Comment by apitman

13 hours ago

Anyone have a good comparison of Odin vs C/C++/Rust/Zig/Hare/etc? I'm particularly interested in how simple it is to implement a compiler in the given language.

I wrote a simple benchmark comparing my custom dynamic array implementation in Dlang with dynamic arrays in other languages. The test appends and then removes 100,000,000 integers on a Ryzen 3 2200G with 16 GB RAM. This is just a rough cross-language benchmark and not something serious:

Appending and removing 100000000 items... Testing: ./app_d real 0.16 user 0.03 sys 0.12 Testing: ./app_zig real 0.18 user 0.05 sys 0.13 Testing: ./app_odin real 0.27 user 0.10 sys 0.16

Code and benchmark files are here: https://github.com/Kapendev/joka/tree/main/benchmarks/array_...

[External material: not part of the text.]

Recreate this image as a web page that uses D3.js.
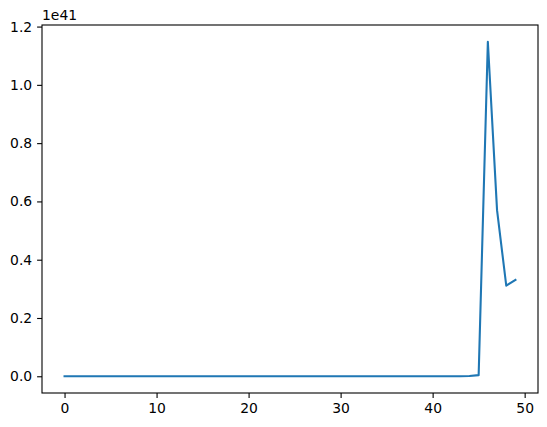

Odin is more similar to Zig or C, very similar to Zig I think, but less boiler plate and more similar to Go syntactically. I have also found Odin to be a bit more friendly than Zig to get compiling and running, less required safety. There is far fewer features so I wouldn't really compare it to C++ or Rust. I am not familiar with Hare.

Don't have a comparison, but I've written toy languages in a few of them.

I only really feel confident to talk about Rust, Rust stands out when it comes to parsing (functional bros unite), but does suffer when interpreting because of unsafe memory access - although for a compiler that shouldn't be an issue.

Odin is great, but I feel like it doesn't have enough syntax sugar to make languages easy to work on - that being said you can achieve most of what you want in a mostly comparable way if you're willing to write more ugly code. In this way it's very similar to C.

  • Odin has dynamic arrays, dynamic hash tables and generics so imho it’s far from C and closer to D and Go, except for not having GC. It occupies the space between D/Go and C I would say.